I have been trying to index data into elasticsearch using bulk index api. I am using elastic4s to construct the bulk query and execute using the client which uses java api under the hood.
I have a 5 node elastic cluster (16GB RAM, 8 cores each)
I have set ES_HEAP to 8G on all nodes.
The data I have is very small, and I use custom routing when bulk indexing. The routing field is set to a city id on which I want to distribute the data. So I am trying to index many different documents pertaining to different cities. I also use the cityId as 'type' when indexing so when searching I can set the type to that particular cityId. Overall I have data for 60000 different cities.

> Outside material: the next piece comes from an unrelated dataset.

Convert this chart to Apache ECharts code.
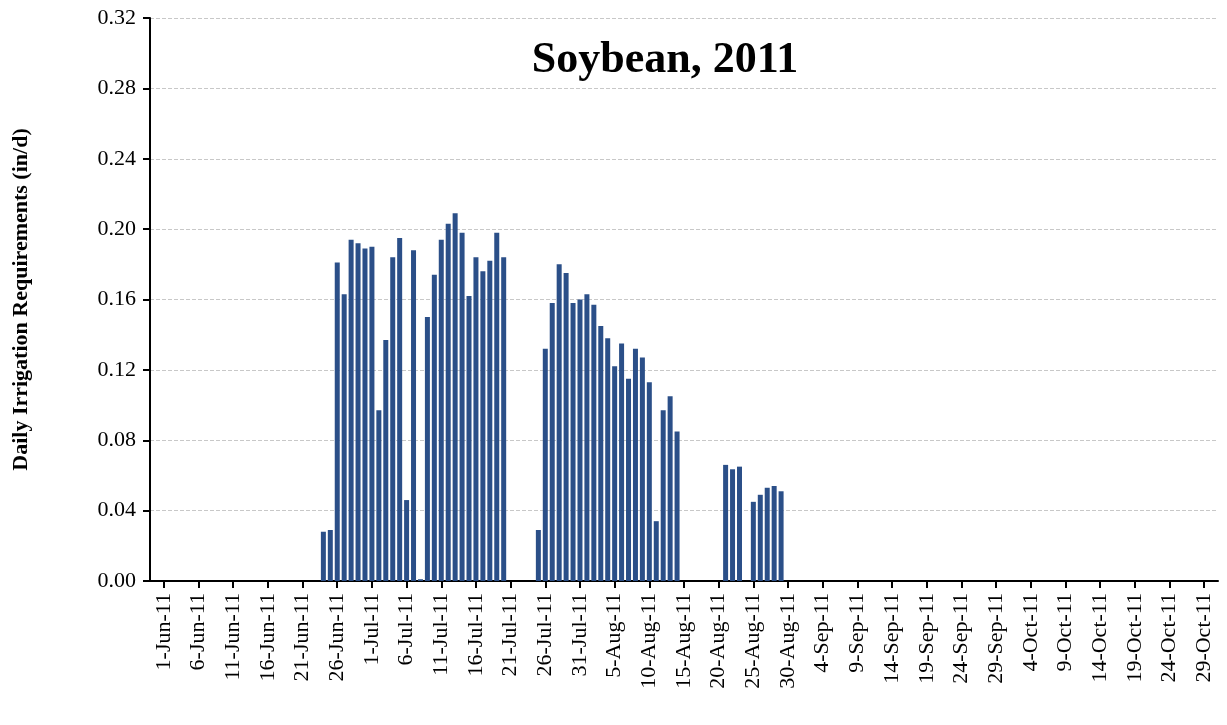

I club several documents for each city (10 - 12) in a single bulk call. If I club more, then the performance deteriorates even faster. The size of each call varies between 20 - 150 kb. I have a total of about 1 million documents to index.
Each call is synchronous, so I wait for each bulk call to return. I use 3 parallel workers to push data to elastic. So each of them are doing similar calls to elastic at the same time.
Most of the data is long / double with only 2 - 3 fields as string.
I have also set refresh interval to -1 , memory.index_buffer_size to 40% , merge.scheduler.max_thread_count to 1 and store.throttle.type to "none". Also I have set replica for the index to 0 for indexing data.
Right at the start I get an index speed of about 150 - 200 documents / sec which quickly deteriorates. Soon after about 10 - 15 min It falls to 40 - 50 documents / seconds and goes even below that sometimes. It picks up randomly to 100 / second in between but keeps falling back to 30 - 40 per sec. Also after 30 min I also see at one particular time the bulk queueu entirely full on all the five nodes, but it recovers from that after some time.
What more can I do to get better performance than this ?
Any pointers are highly appreciated.